First implementation with iterator:

    while (counterDecodedSymbols < k) {
    int counter0 = 0;
    for (it = relationship.begin(); it != relationship.end(); ++it) {       
        if (it->size() == 1) {
            ++counterDecodedSymbols;
            jt = it->begin();
            decoded[*jt] = output[it - relationship.begin()];
            found = true;
            break;
        }
        ++counter0;
    }

    if (!found) {
        break;
    }

    int counter1 = 0;

    for (vector< vector<int> >::iterator zt = relationship.begin(); zt != relationship.end(); ++zt) {
        for (vector<int>::iterator kt = zt->begin(); kt != zt->end(); ++kt) {
            if (it == relationship.end()) {
                cout << "Ops" << endl;
            }
            if (*kt == *jt && zt != it) {
                output[zt - relationship.begin()] ^= output[it - relationship.begin()];
                if (zt->size() != 1) {
                    kt = zt->erase(kt);
                }
                else {
                    zt = relationship.erase(zt)
                }
                break;
            }
        }
        if (zt == relationship.end()) {
            cout << "Ops" << endl;
        }
        ++counter1;
    }
    it = relationship.erase(it);
}

Second one implementation with index:

int it = 0;
int jt = 0;

while (counterDecodedSymbols < k) {
    for (it = 0; it < relationship.size(); ++it) {
        if (relationship[it].size() == 1) {
            ++counterDecodedSymbols;
            jt = relationship[it][0];
            decoded[jt] = output[it];
            found = true;
            break;
        }
    }

    if (!found) {
        break;
    }

    for (int zt = 0; zt < relationship.size(); ++zt) {
        for (int kt = 0; kt < relationship[zt].size(); ++kt) {
            if (relationship[zt][kt] == relationship[it][0] && zt != it) {
                output[zt] ^= output[it];
                if (relationship[zt].size() != 1) {
                    relationship[zt].erase(kt + relationship[zt].begin());
                }
                else {
                    relationship.erase(zt + relationship.begin());
                }
                break;
            }
        }
    }
    relationship.erase(it + relationship.begin());
}

I recive one error (in the first implementation) here for (vector< vector<int> >::iterator zt = relationship.begin(); zt != relationship.end(); ++zt) { With debugger I can see that zt size is 0, relationship size is 54 and counter1 (to see how many loop where done) is 55.

I recive a second one error (in the first implementation) here if (*kt == *jt && zt != it) { it size now is 0, relationship size is 33 and counter0 is 33.

So, the first time loop go over the size of it vector, and second time loop go over the size of zt vector.

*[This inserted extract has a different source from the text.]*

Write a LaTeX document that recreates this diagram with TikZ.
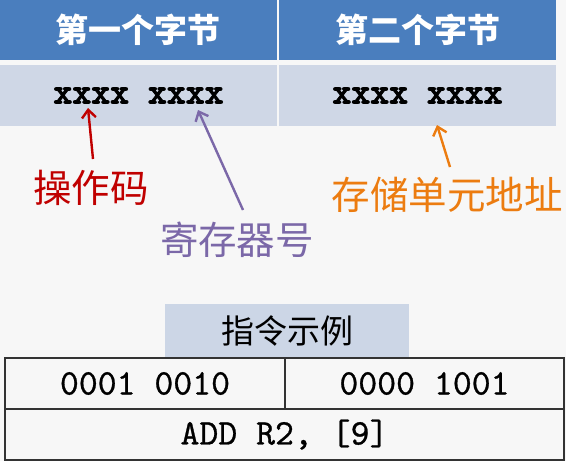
\documentclass[tikz,border=0pt]{standalone}
\usepackage{fontspec}
\newfontfamily\cjk{Noto Sans CJK SC}
\newfontfamily\bmono{lmmonolt10-bold.otf}[FakeBold=2.5]
\newfontfamily\rmono{lmmono10-regular.otf}[FakeBold=0.8]
\usetikzlibrary{arrows.meta}
\definecolor{bg}{HTML}{F7F7F7}
\definecolor{hdr}{HTML}{4A7EBE}
\definecolor{rowc}{HTML}{CFD7E6}
\definecolor{exc}{HTML}{CCD6E6}
\definecolor{redc}{HTML}{C00000}
\definecolor{purc}{HTML}{7B68A8}
\definecolor{orac}{HTML}{EC7C10}
\definecolor{linec}{HTML}{333333}
\tikzset{
  hdrcell/.style={fill=hdr, text=white, minimum width=277pt, minimum height=60pt, inner sep=0pt,
    font=\cjk\bfseries\fontsize{33}{38}\selectfont},
  rowcell/.style={fill=rowc, minimum width=277pt, minimum height=61pt, inner sep=0pt,
    font=\bmono\fontsize{36}{40}\selectfont},
  lbl/.style={inner sep=0pt, font=\cjk\fontsize{38.5}{44}\selectfont},
  arr/.style={line width=2.4pt, -{Straight Barb[length=8pt,width=14pt,line width=2.4pt]}},
  tcell/.style={draw=linec, line width=1.4pt, minimum height=51pt, inner sep=0pt,
    font=\rmono\fontsize{36}{40}\selectfont},
  exbox/.style={fill=exc, minimum width=244pt, minimum height=54pt, inner sep=0pt,
    font=\cjk\fontsize{33}{38}\selectfont}
}
\begin{document}
\begin{tikzpicture}[x=1pt,y=-1pt]
\fill[bg] (0,0) rectangle (566,461);
\useasboundingbox (0,0) rectangle (566,461);
% header
\node[hdrcell] (h1) at (138.5,30) {第一个字节};
\node[hdrcell] (h2) at (417.5,30) {第二个字节};
\node[rowcell] (r1) at (138.5,95.5) {xxxx xxxx};
\node[rowcell] (r2) at (417.5,95.5) {xxxx xxxx};
% labels
\node[lbl, text=redc] (l1) at (91,188) {操作码};
\node[lbl, text=purc] (l2) at (237,240) {寄存器号};
\node[lbl, text=orac] (l3) at (447,195) {存储单元地址};
% arrows
\coordinate (s1) at (93,159);
\coordinate (t1) at (88,108);
\coordinate (s2) at (243,210);
\coordinate (t2) at (198,110);
\coordinate (s3) at (450,167);
\coordinate (t3) at (437,125);
\draw[arr, redc] (s1) -- (t1);
\draw[arr, purc] (s2) -- (t2);
\draw[arr, orac] (s3) -- (t3);
% example
\node[exbox] (ex) at (287,331) {指令示例};
\node[tcell, minimum width=280pt] (c1) at (145,383.5) {0001 0010};
\node[tcell, minimum width=279pt] (c2) at (424.5,383.5) {0000 1001};
\node[tcell, minimum width=559pt] (c3) at (284.5,434.5) {ADD R2, [9]};
\end{tikzpicture}
\end{document}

I think the problem is connected to erase method, but I do not know how to fix it.

After reading this post, I tried to switch to index, but the issue is not over, I recive one error here if (relationship[zt][kt] == relationship[it][0] && zt != it) { where it value is 149 and relationship size is 149.

I hope I was clear. Some one can put me in the right way?

1 个答案:

答案 0 :(得分:0)

只需要在

之后添加
if (!found) {
    break;
}

else {
    found = false;
}

如果it等于relationship.size(),则表示找不到任何一个项目。无论如何,found在每个for循环后都没有更新为false,因此如果它只找到一个项目,它会found = truefound保留值{{ 1}}即使在下一次迭代中没有找到任何其他项目。